Employees are instructed to alert him if they’ve seen anything suspicious. “I tell them to always speak up, write down the date and time and where in the store, so I can go back on the camera and see if it’s something I should report,” he says.

Brittain also encourages employees to call the CSAT hotline, “even if they’re not sure,” he says. “It can make a difference.”

In the store, small tentlike cards sit atop cash registers. In the back of the store and the break area, CSAT flyers explain how to recognize signs of trafficking and report suspected incidents.

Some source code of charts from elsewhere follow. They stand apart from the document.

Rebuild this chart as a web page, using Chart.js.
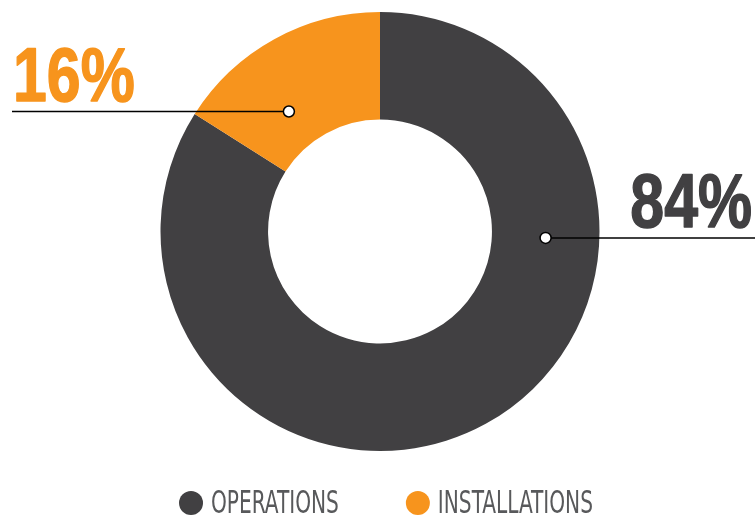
<!DOCTYPE html>
<html>
<head>
<meta charset="utf-8">
<script src="https://cdn.jsdelivr.net/npm/chart.js@4"></script>
<style>
  html, body { margin: 0; padding: 0; background: #fff; }
  #wrap { width: 755px; height: 516px; }
</style>
</head>
<body>
<div id="wrap"><canvas id="doughnutChart"></canvas></div>
<script>
// data
const labels = ['OPERATIONS', 'INSTALLATIONS'];
const values = [84, 16];
const colors = ['#414042', '#f7941d'];

// where each leader dot sits in its slice: share of the slice angle, share of the ring width
const anchorAngle = [0.305, 0.354];
const anchorRing = [0.5, 0.36];

// draw text squeezed sideways, to get close to a condensed face
function narrowText(ctx, txt, x, y, sx, outline) {
    ctx.save();
    ctx.translate(x, y);
    ctx.scale(sx, 1);
    ctx.textAlign = 'left';
    ctx.fillText(txt, 0, 0);
    if (outline) {
        ctx.lineWidth = outline;
        ctx.lineJoin = 'round';
        ctx.strokeStyle = ctx.fillStyle;
        ctx.strokeText(txt, 0, 0);
    }
    ctx.restore();
}

// leader lines with the big percent labels
const leaders = {
    id: 'leaders',
    afterDatasetsDraw(chart) {
        const ctx = chart.ctx;
        const meta = chart.getDatasetMeta(0);
        const total = values.reduce((a, b) => a + b, 0);
        meta.data.forEach((arc, i) => {
            const p = arc.getProps(['x', 'y', 'startAngle', 'endAngle', 'innerRadius', 'outerRadius'], true);
            const a = p.startAngle + anchorAngle[i] * (p.endAngle - p.startAngle);
            const r = p.innerRadius + anchorRing[i] * (p.outerRadius - p.innerRadius);
            const dx = p.x + Math.cos(a) * r;
            const dy = p.y + Math.sin(a) * r;
            const right = Math.cos(a) > 0;
            const edge = right ? chart.width : 12;

            ctx.save();
            ctx.strokeStyle = '#000';
            ctx.lineWidth = 1.5;
            ctx.beginPath();
            ctx.moveTo(dx, dy);
            ctx.lineTo(edge, dy);
            ctx.stroke();
            ctx.beginPath();
            ctx.arc(dx, dy, 5.5, 0, Math.PI * 2);
            ctx.fillStyle = '#fff';
            ctx.fill();
            ctx.stroke();

            const txt = Math.round(values[i] / total * 100) + '%';
            ctx.font = 'bold 76px "Liberation Sans", Arial, sans-serif';
            ctx.fillStyle = colors[i];
            ctx.textBaseline = 'alphabetic';
            const sx = 0.8;
            const w = ctx.measureText(txt).width * sx;
            narrowText(ctx, txt, right ? chart.width - 3 - w : 13, dy - 11, sx, 1.5);
            ctx.restore();
        });
    }
};

// legend under the ring, drawn by hand so the labels can be condensed
const bottomLegend = {
    id: 'bottomLegend',
    afterDraw(chart) {
        const ctx = chart.ctx;
        const sx = 0.7, dotR = 12, dotGap = 8, itemGap = 67;
        const y = 505;
        ctx.save();
        ctx.font = '32px "DejaVu Sans Condensed", "DejaVu Sans", sans-serif';
        ctx.textBaseline = 'middle';
        const widths = labels.map(l => ctx.measureText(l).width * sx);
        const total = widths.reduce((a, b) => a + b, 0) + labels.length * (dotR * 2 + dotGap) + (labels.length - 1) * itemGap;
        const area = chart.chartArea;
        let x = (area.left + area.right) / 2 + 6 - total / 2;
        labels.forEach((l, i) => {
            ctx.beginPath();
            ctx.arc(x + dotR, y - 2, dotR, 0, Math.PI * 2);
            ctx.fillStyle = colors[i];
            ctx.fill();
            x += dotR * 2 + dotGap;
            ctx.fillStyle = '#58595b';
            narrowText(ctx, l, x, y, sx);
            x += widths[i] + itemGap;
        });
        ctx.restore();
    }
};

//setup
const data = {
    labels: labels,
    datasets: [{
        data: values,
        backgroundColor: colors,
        borderWidth: 0,
        radius: 219.5,
        cutout: '51%'
    }]
};

// configuration
const config = {
    type: 'doughnut',
    data: data,
    options: {
        responsive: true,
        maintainAspectRatio: false,
        animation: false,
        layout: { padding: { top: 12, left: 5, right: 0, bottom: 65 } },
        plugins: {
            tooltip: { enabled: false },
            legend: { display: false }
        }
    },
    plugins: [leaders, bottomLegend]
};

//render
new Chart(document.getElementById('doughnutChart'), config);
</script>
</body>
</html>
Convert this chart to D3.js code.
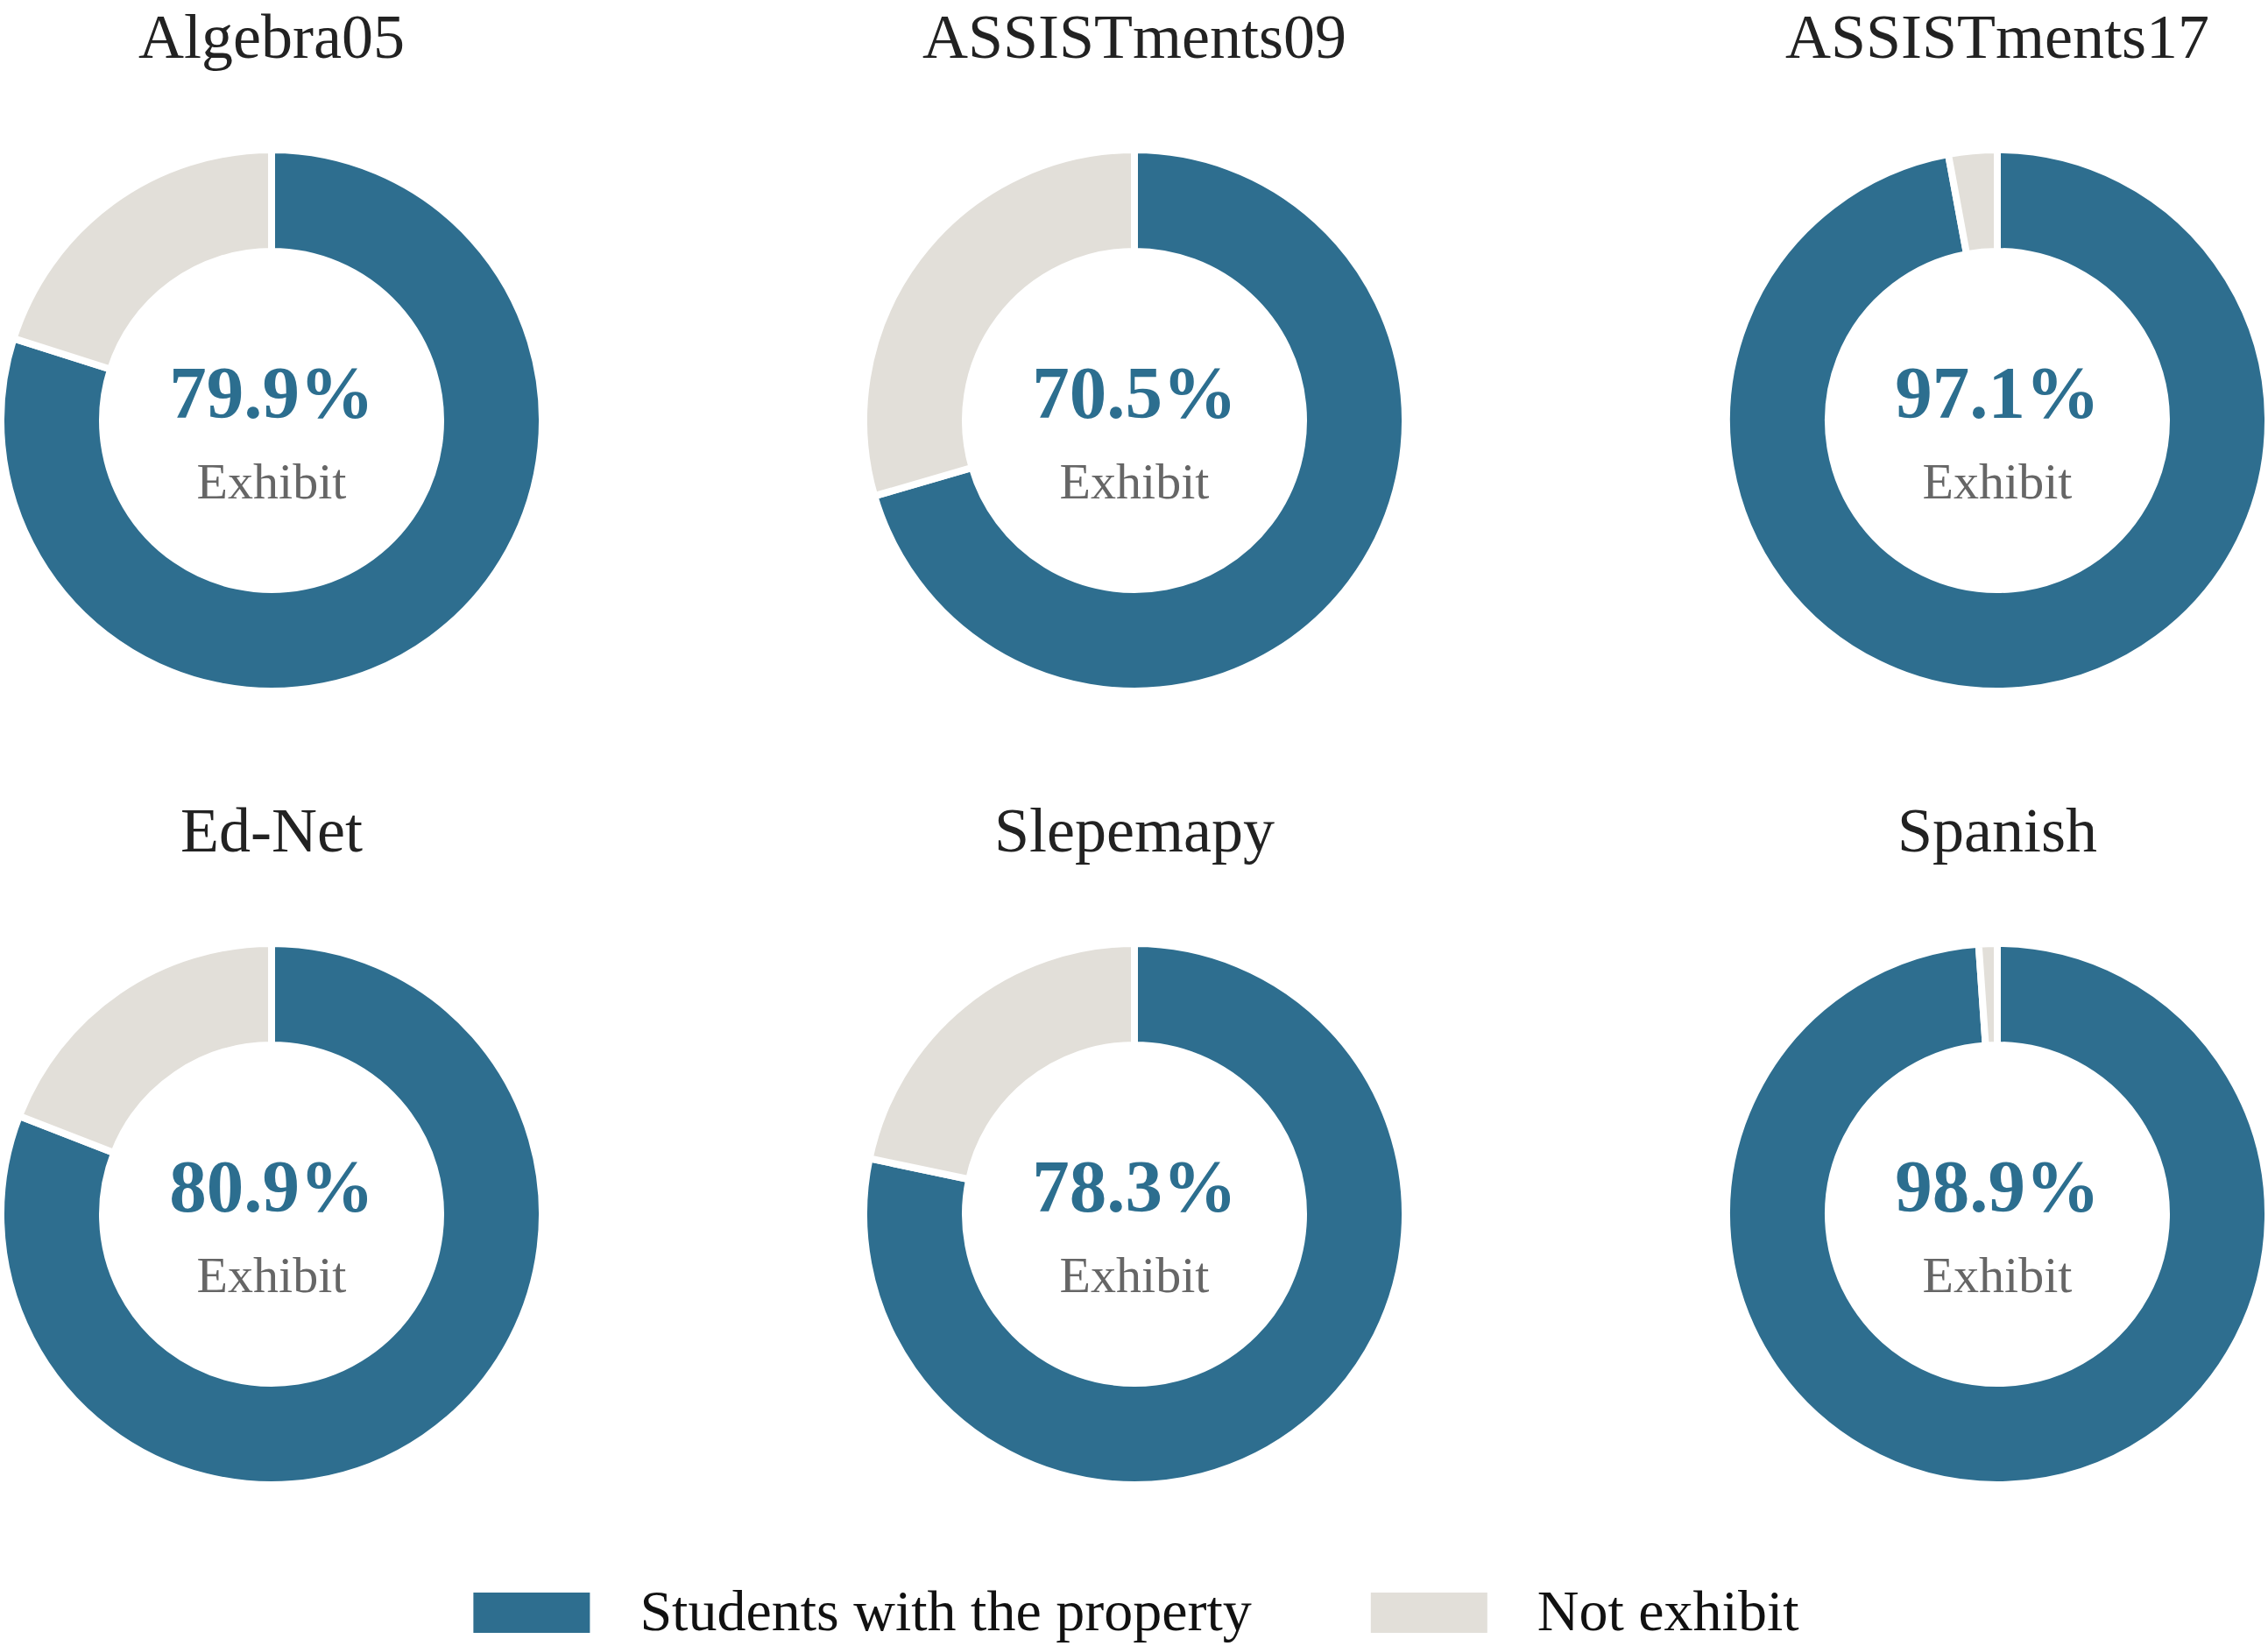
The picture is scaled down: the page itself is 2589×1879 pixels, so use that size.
<!DOCTYPE html>
<html lang="en">
<head>
    <meta charset="UTF-8">
    <title>Donut grid</title>
    <style>
        body { margin: 0; padding: 0; background: #fff; overflow: hidden; }
        svg { display: block; }
    </style>
</head>
<body>
    <script src="https://d3js.org/d3.v7.min.js"></script>
    <script>
        // Data
        const datasets = ["Algebra05", "ASSISTments09", "ASSISTments17", "Ed-Net", "Slepemapy", "Spanish"];
        const exhibitPct = [79.9, 70.5, 97.1, 80.9, 78.3, 98.9];
        const seriesNames = ["Students with the property", "Not exhibit"];
        const centerLabel = "Exhibit";

        const width = 2589, height = 1879;
        const colors = ["#2e6e8f", "#e2dfd9"];
        const font = "'Liberation Serif', 'Times New Roman', serif";

        const svg = d3.select("body").append("svg")
            .attr("width", width)
            .attr("height", height);

        // grid positions
        const x = d3.scalePoint().domain([0, 1, 2]).range([310, 2280]);
        const y = d3.scalePoint().domain([0, 1]).range([480, 1386]);

        const outerR = 309, innerR = 193;
        const pie = d3.pie().sort(null).value(d => d);
        const arc = d3.arc().innerRadius(innerR).outerRadius(outerR);

        datasets.forEach((name, i) => {
            const cx = x(i % 3), cy = y(Math.floor(i / 3));
            const g = svg.append("g").attr("transform", `translate(${cx},${cy})`);

            g.selectAll("path")
                .data(pie([exhibitPct[i], 100 - exhibitPct[i]]))
                .enter().append("path")
                .attr("d", arc)
                .attr("fill", (d, j) => colors[j])
                .attr("stroke", "#fff")
                .attr("stroke-width", 8)
                .attr("stroke-linejoin", "miter");

            // title (kept low enough that the font box stays on the page)
            g.append("text")
                .attr("y", -414)
                .attr("text-anchor", "middle")
                .attr("font-family", font)
                .attr("font-size", 72)
                .attr("fill", "#222")
                .text(name);

            // centre labels
            g.append("text")
                .attr("y", -3)
                .attr("text-anchor", "middle")
                .attr("font-family", font)
                .attr("font-weight", "bold")
                .attr("font-size", 85)
                .attr("fill", "#2c6e8f")
                .text(exhibitPct[i].toFixed(1) + "%");

            g.append("text")
                .attr("y", 89)
                .attr("text-anchor", "middle")
                .attr("font-family", font)
                .attr("font-size", 58)
                .attr("fill", "#666")
                .text(centerLabel);
        });

        // legend
        const legend = svg.append("g");
        const rectW = 133, rectH = 46, gapText = 57, gapItem = 136;
        let lx = 0;
        seriesNames.forEach((s, j) => {
            legend.append("rect")
                .attr("x", lx).attr("y", 1818)
                .attr("width", rectW).attr("height", rectH)
                .attr("fill", colors[j]);
            lx += rectW + gapText;
            const t = legend.append("text")
                .attr("x", lx).attr("y", 1861)
                .attr("font-family", font)
                .attr("font-size", 66)
                .attr("fill", "#111")
                .text(s);
            lx += t.node().getComputedTextLength() + gapItem;
        });
        lx -= gapItem;
        legend.attr("transform", `translate(${1297 - lx / 2},0)`);
    </script>
</body>
</html>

Brittain can vouch firsthand for the value of the training. Recently, a woman came into the store with black-and-blue eyes, making no eye contact and with her hood up. “We called 911 right away and gave [her] license-plate numbers,” he says.

“My employees have got to the point where they’re not afraid to ask people whether they want help,” Brittain says. “It’s very awkward, but I would rather hurt someone’s feelings than have [trafficking] be ignored.”


Sex vs. Labor Trafficking: What’s the Difference?

Sex trafficking is easier to spot and identify than labor trafficking, says Mick McKeown of the Blue Campaign.

“Anecdotally, I think sex trafficking is more recognizable,” he says. “But I think you’ll see the trend go to more labor trafficking and domestic servitude.”

Labor trafficking, he says, occurs everywhere. Prevailing industries are restaurants, construction work, domestic work, agriculture and manufacturing. Labor-trafficking victims are usually immigrants, Williams says. A strong indicator for any type of trafficking involving labor is access to identification: Do the victims have control of their own driver’s license, passport or visa papers?